A disappointing trip. Which coupled with a cancelled flight, a speeding ticket and a delayed flight home means I am not in a hurry to return. I did see Beluga, Humpback and Minke Whales, Harbour Porpoises, Grey Seals and White-tailed Deer. And I ate too much poutine. I am a sucker for poutine.

Jon

6 Comments

  • vdinets

    Weird. We saw the dolphins on a whalewatching tour out of Perce in early July. BTW, the standard whalewatching tour isn’t much different from simply circumnavigating the island. I don’t remember exactly how long it was, but certainly not more than 2 hrs.

  • John Fox

    Well, at least you turned it into a pretty funny trip report.

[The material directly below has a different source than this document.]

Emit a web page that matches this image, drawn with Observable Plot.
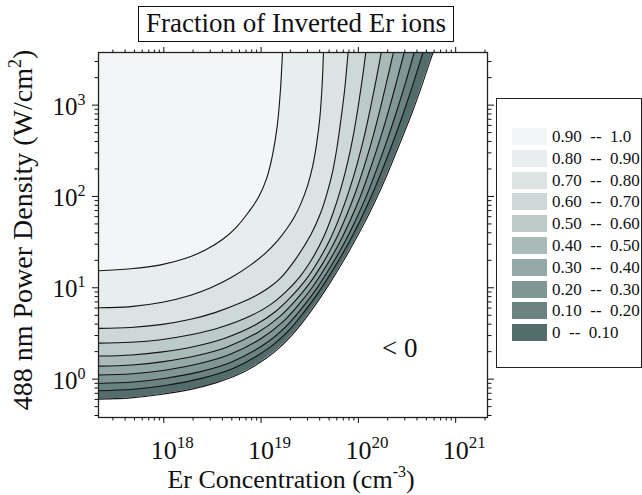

    Good data point on the Harp Seals, there really isn’t any hot spot for them. Magdalen Island is iffy and expensive and in Newfoundland they’d rather kill them than take people out to see them. But I’ll try Nunavut before Quebec.

  • vdinets

    Jon: Note that if you have a NY driving license, you might have to actually pay that speeding ticket 🙁

    John: The Magdalenes aren’t cheap, but certainly cheaper than Nunavut, and I wouldn’t call them particularly iffy. Been there in, I think, 2003.

  • patrickmurtha

    They can all speak English, trust me. They learn it in school. They just prefer not to admit it, and prefer not to be helpful to English-speaking visitors.

  • mattinidaho

    I was on a hunting trip to the big woods of northern Maine, and everyone in our group saw fishers except me (I did see a marten, though). They all saw them during the day. This was 20 years ago but I understand it remains a good spot for fishers.

    That said, I have also talked to some wildlife managers who say trapping pressure on fishers has increased due to high fur prices in Asia. I am not sure wildlife regulations have kept up with the increased demand. I wonder if fishers will become even harder to spot.

    They do seem to be dramatically increasing in Pennsylvania, although I know of no spots to reliably see them. I keep hoping one shows up in my family’s little patch of forest!